Шаброль медленно вылез из такси и, надвинув шляпу на глаза, изменив походку, шаркая ногами, двинулся мимо входа — жалкой одностворчатой двери с матовым стеклом и затертыми, начавшими крошиться ступеньками. Он смотрел перед собой и видел не только вход, но и весь фасад. Окна второго этажа закрыты. Большинство зашторено. Кто и откуда наблюдает сейчас за ним? Каких его действий ждут? Не лучше ли, пока не поздно, повернуть назад?.. Он заставил себя дойти до угла и свернул в переулок. И сразу же заметил: в первом окне номера Мадлен три цветка стояли в обычной композиции: розовый, зеленый, желтый, обе форточки были закрыты неплотно. Ничто не предвещало опасности... А если это ловушка?.. Шаброль пошел обратно. И резко остановился. Переулок был пуст. Он вернулся на улицу, и тут — вот счастье! — на него налетел босоногий мальчишка, дитя Константинополя: верткий, готовый на все.
— Стой! — схватил его за руку Шаброль. — Хочешь заработать лиру? — и повлек его в переулок.
— Что я должен исделать, эфенди? — на замурзанной физиономии светились, точно два уголька, нестерпимо черные глаза.
— Отнесешь письмо.
— Иншаллах![10] — обрадовался мальчишка. — Готов служить!
Шаброль написал измененным почерком на листочке из блокнота: «Не медля спускайтесь. Я в такси». Сказал:
— Пойдешь на второй этаж. Там, где коридор поворачивает, — первая дверь. Входи. Если дама одна — отдай письмо. Если с мужчиной — уходи. Я буду ждать.
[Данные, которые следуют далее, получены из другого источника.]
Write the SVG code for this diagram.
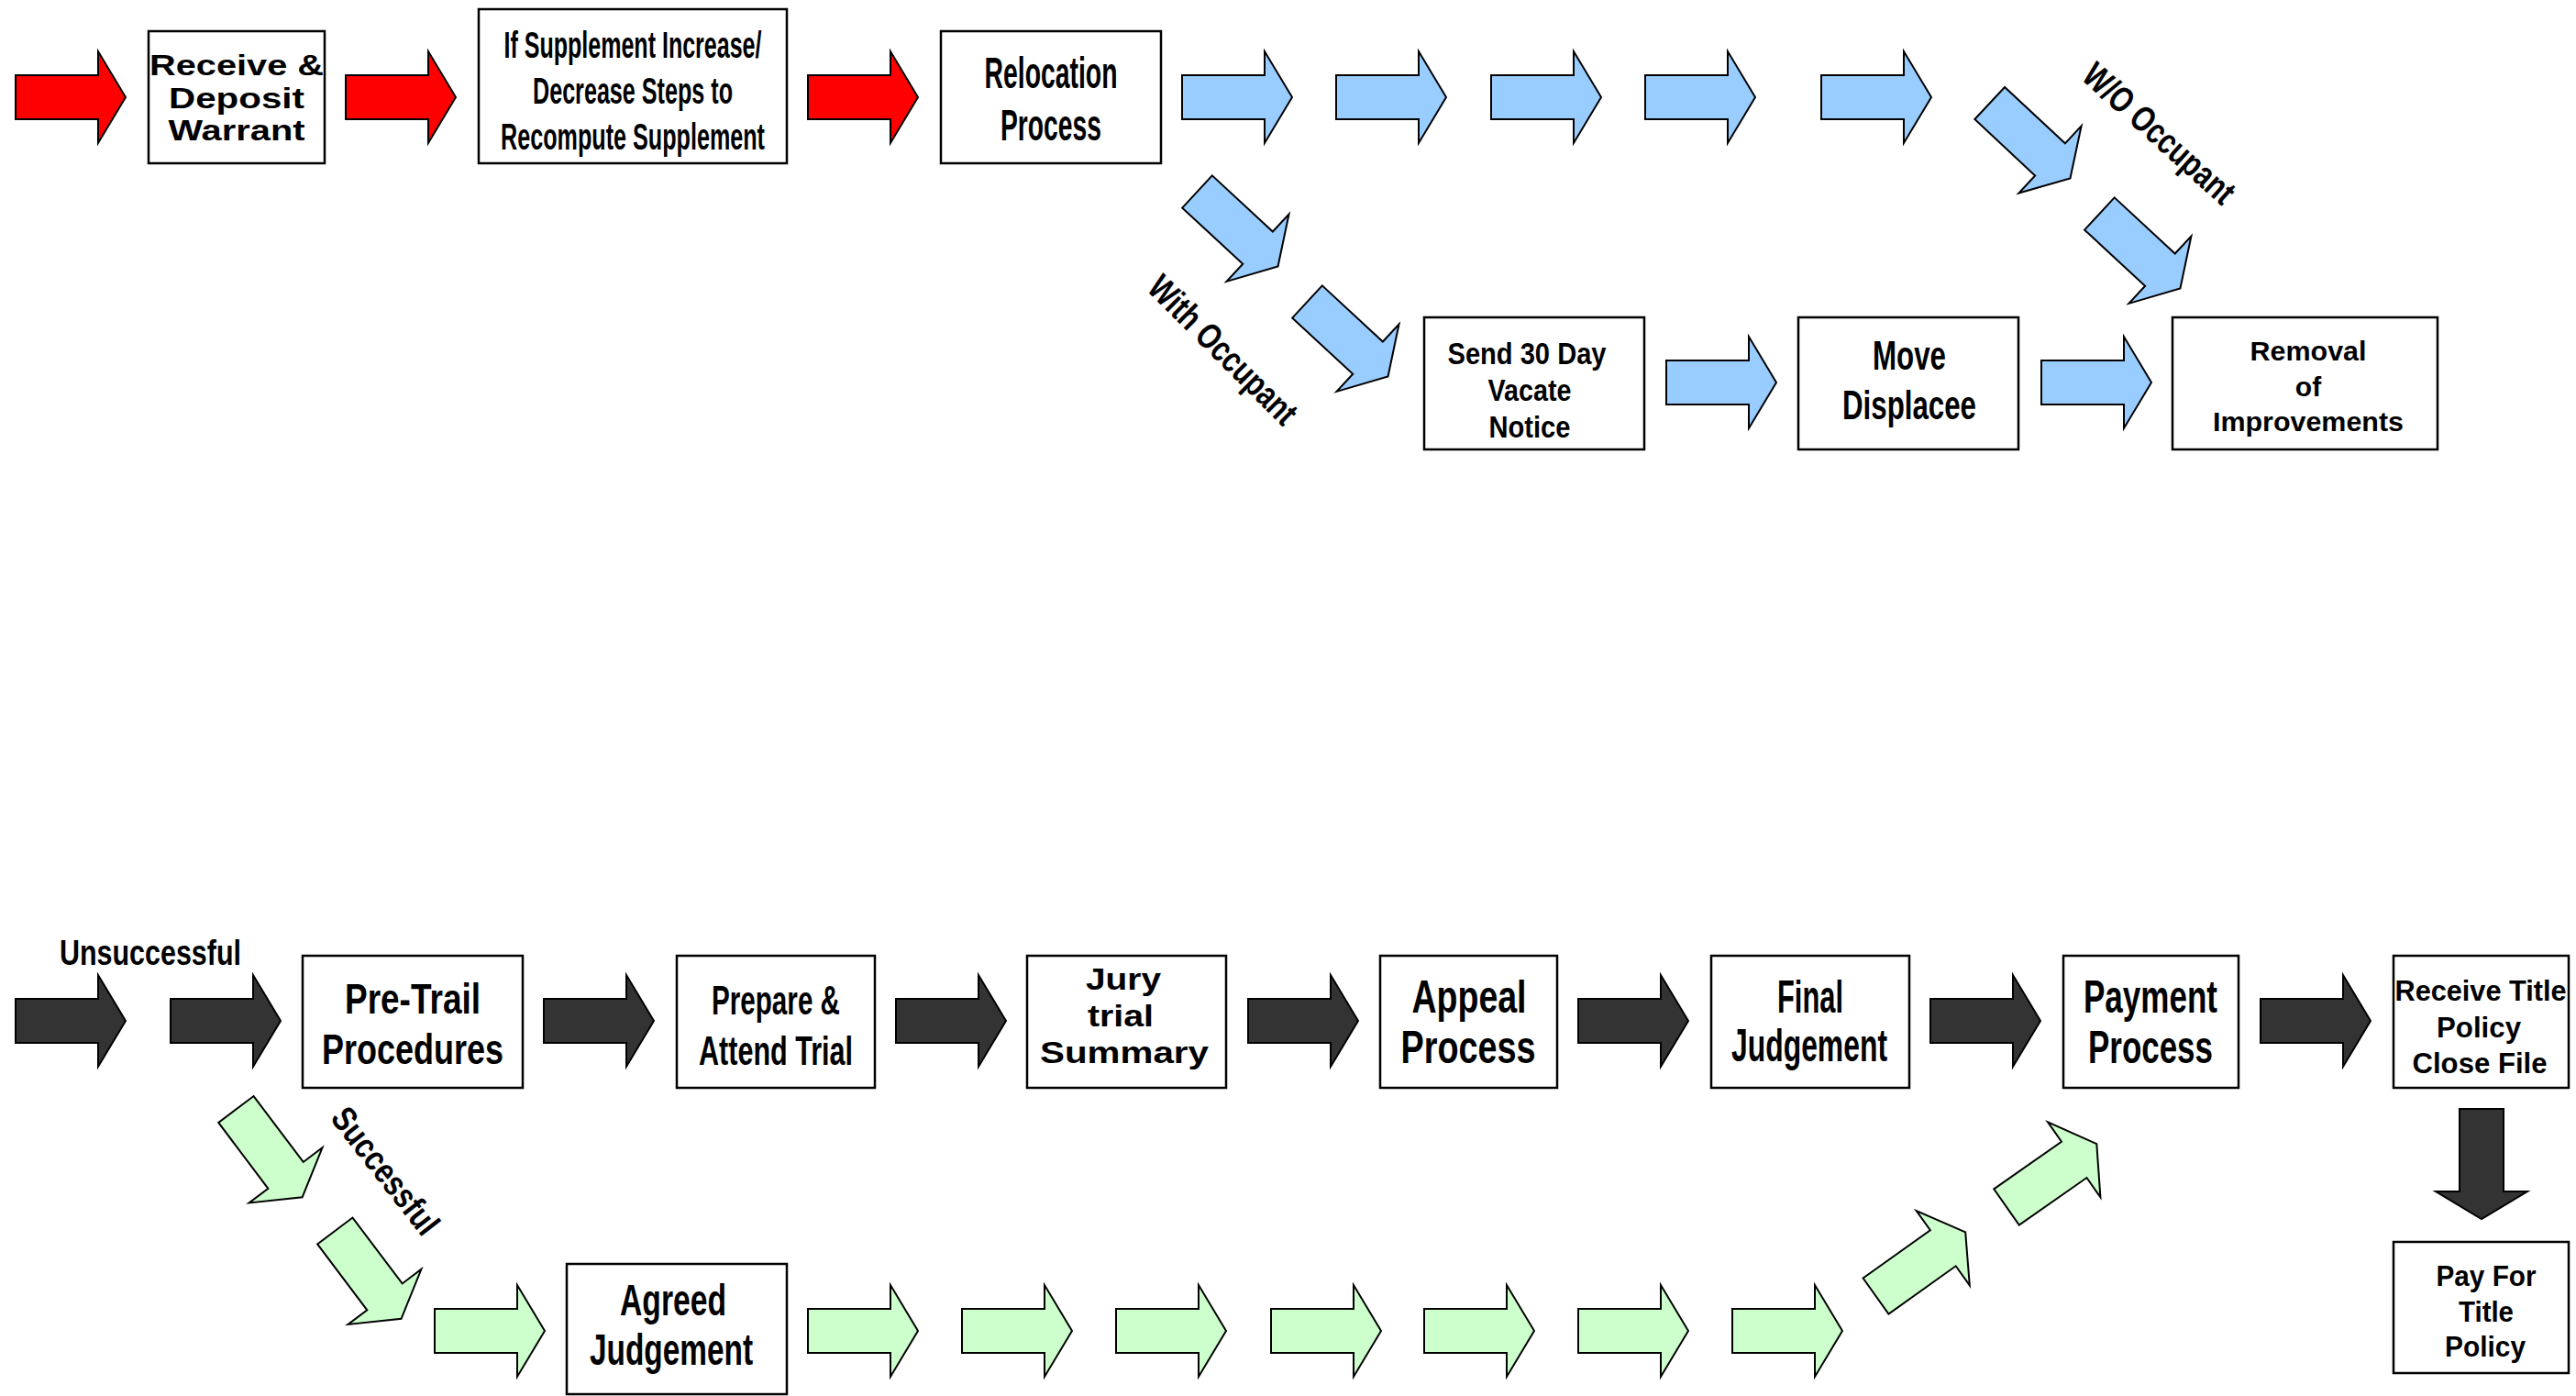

Вот тебе. Вернешься быстро — получишь еще лиру. Все понял?
— Да, эфенди. Чок позель, эфенди![11]
— Я жду в такси. Беги!
Шаброль вернулся, опустился на переднее сиденье, оставив дверцу открытой. Приказал, стремясь предупредить вопрос таксиста:
— Как только выйдет женщина, подъезжай быстро к подъезду. Я хорошо заплачу.
И тут выскочил мальчишка.
— Лира! Лира давай! — орал он, сияя.
Шаброль сунул ему лиру, и такси, неловко пятясь, подползло к гостинице.
Мадлен спокойно села на заднее сиденье.